### [Task statement]
In the records below, pick out all lines containing the word "this".

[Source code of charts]
───

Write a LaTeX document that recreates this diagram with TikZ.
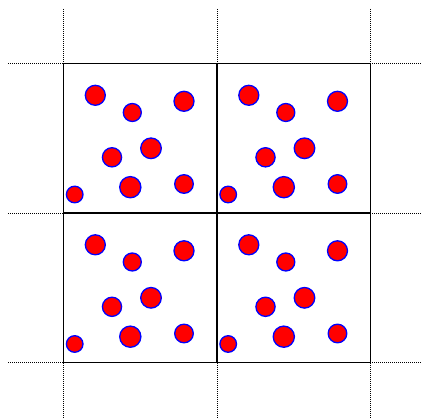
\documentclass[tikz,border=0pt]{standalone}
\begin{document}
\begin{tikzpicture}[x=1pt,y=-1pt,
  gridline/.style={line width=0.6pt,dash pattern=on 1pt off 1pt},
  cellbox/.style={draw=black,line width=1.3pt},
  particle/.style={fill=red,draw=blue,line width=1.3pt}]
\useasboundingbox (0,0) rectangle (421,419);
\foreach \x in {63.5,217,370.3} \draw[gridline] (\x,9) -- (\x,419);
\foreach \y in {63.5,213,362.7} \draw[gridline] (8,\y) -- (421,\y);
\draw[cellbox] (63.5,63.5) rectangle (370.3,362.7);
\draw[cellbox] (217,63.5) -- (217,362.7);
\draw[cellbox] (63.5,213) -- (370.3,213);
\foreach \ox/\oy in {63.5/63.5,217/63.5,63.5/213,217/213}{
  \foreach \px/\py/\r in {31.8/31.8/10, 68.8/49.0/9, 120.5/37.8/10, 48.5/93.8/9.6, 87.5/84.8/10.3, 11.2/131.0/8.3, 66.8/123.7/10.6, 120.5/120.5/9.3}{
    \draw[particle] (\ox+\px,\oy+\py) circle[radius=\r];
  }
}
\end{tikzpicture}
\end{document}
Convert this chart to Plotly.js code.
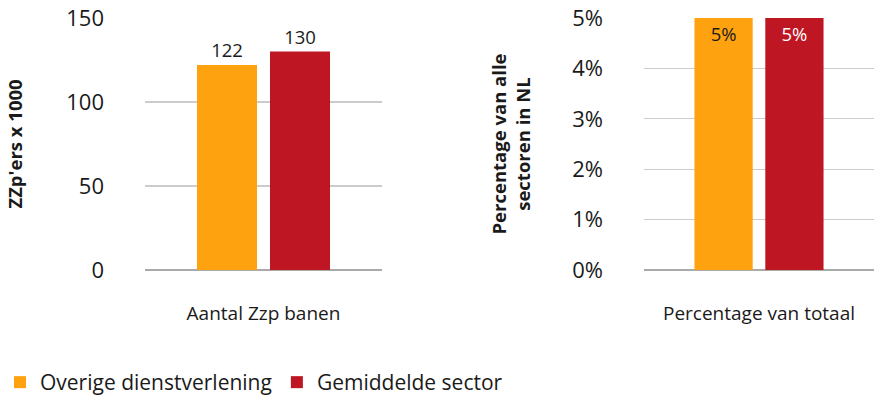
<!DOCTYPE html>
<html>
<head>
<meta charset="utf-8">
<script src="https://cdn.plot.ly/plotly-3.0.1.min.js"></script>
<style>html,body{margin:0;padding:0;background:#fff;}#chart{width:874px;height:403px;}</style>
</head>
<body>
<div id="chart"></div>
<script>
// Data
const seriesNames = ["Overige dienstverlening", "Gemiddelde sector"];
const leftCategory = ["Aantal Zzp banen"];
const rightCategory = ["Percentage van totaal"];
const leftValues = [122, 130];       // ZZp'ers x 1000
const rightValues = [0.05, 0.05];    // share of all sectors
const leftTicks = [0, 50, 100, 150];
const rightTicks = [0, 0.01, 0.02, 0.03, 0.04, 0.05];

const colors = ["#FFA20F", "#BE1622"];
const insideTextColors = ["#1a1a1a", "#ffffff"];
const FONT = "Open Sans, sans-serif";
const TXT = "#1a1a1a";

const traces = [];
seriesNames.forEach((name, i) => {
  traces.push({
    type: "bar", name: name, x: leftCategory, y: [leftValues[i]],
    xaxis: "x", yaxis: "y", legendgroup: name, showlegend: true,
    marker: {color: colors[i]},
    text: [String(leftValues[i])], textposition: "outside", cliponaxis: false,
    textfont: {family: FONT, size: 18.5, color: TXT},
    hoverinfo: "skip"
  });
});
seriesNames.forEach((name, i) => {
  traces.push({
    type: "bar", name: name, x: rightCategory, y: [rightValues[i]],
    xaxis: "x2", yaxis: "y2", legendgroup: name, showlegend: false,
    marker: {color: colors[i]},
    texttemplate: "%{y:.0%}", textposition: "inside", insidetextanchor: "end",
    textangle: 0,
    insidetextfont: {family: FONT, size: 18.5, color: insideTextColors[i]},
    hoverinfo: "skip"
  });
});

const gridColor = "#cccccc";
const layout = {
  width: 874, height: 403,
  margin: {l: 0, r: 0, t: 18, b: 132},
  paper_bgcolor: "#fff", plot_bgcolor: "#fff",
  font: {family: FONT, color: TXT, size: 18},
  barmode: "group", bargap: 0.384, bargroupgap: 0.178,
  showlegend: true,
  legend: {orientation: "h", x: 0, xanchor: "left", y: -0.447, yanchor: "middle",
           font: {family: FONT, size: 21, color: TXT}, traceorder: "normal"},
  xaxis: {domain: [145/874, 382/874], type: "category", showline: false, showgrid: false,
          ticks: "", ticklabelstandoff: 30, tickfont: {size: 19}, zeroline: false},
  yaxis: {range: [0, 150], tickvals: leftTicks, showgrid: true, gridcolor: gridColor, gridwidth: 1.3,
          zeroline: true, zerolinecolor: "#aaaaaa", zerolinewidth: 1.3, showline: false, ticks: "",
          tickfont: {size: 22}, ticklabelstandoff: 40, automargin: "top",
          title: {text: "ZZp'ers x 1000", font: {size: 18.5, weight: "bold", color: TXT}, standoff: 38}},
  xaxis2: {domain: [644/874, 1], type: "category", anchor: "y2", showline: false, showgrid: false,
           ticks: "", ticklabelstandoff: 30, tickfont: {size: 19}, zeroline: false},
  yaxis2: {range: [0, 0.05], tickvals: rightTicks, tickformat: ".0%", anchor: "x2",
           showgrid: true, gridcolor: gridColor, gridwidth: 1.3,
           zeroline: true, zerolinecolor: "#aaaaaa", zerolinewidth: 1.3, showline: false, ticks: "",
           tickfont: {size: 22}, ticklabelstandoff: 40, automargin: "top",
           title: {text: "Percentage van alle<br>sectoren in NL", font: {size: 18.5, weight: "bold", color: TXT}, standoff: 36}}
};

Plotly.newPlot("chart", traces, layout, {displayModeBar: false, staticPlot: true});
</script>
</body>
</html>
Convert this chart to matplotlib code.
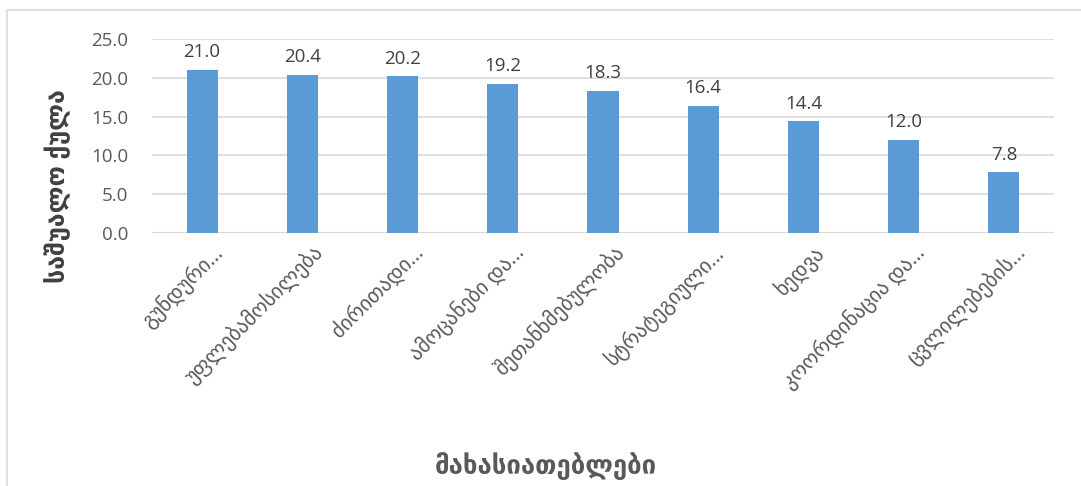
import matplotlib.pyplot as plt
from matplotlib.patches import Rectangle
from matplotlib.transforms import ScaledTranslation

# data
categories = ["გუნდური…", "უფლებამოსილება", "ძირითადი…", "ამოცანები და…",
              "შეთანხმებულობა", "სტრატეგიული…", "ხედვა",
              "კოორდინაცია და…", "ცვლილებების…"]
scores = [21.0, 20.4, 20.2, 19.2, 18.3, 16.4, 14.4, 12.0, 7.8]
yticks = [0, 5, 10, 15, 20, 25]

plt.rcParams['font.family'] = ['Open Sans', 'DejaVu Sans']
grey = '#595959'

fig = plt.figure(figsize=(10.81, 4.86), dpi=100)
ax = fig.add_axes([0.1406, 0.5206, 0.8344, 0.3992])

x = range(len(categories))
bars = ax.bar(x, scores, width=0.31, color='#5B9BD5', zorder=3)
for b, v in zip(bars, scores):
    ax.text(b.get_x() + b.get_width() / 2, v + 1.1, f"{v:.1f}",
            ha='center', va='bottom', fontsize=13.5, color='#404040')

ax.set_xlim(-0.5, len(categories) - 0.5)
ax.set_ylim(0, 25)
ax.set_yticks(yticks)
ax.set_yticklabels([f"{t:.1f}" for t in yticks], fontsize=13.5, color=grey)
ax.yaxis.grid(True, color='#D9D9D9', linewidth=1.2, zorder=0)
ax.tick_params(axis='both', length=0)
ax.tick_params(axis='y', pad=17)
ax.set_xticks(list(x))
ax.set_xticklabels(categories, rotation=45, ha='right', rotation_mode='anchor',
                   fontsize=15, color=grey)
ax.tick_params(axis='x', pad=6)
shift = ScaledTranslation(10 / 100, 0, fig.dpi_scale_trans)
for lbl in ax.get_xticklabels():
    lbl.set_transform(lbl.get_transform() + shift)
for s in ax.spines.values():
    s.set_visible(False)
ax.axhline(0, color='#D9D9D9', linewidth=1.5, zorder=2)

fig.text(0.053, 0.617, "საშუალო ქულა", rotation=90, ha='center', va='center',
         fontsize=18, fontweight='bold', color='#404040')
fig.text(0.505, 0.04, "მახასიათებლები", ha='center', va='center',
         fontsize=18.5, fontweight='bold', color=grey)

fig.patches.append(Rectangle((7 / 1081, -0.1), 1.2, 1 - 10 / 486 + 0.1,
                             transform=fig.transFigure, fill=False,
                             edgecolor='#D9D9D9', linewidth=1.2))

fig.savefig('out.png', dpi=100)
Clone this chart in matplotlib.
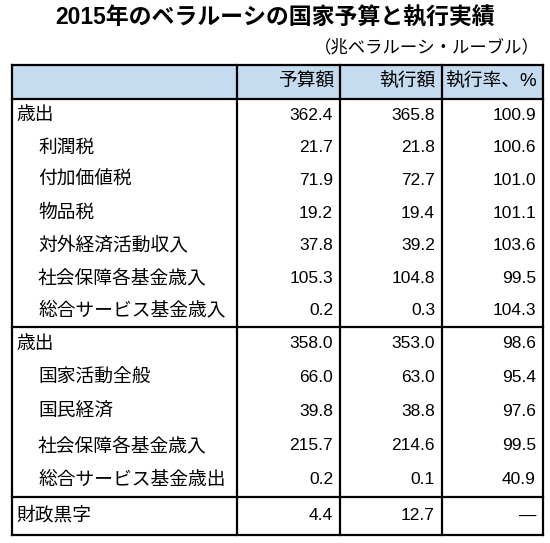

───

### [The result]
Write a LaTeX document that recreates this diagram with TikZ.
Convert this chart to Plotly.js code.
Convert this chart to matplotlib code.
Clone this chart in matplotlib.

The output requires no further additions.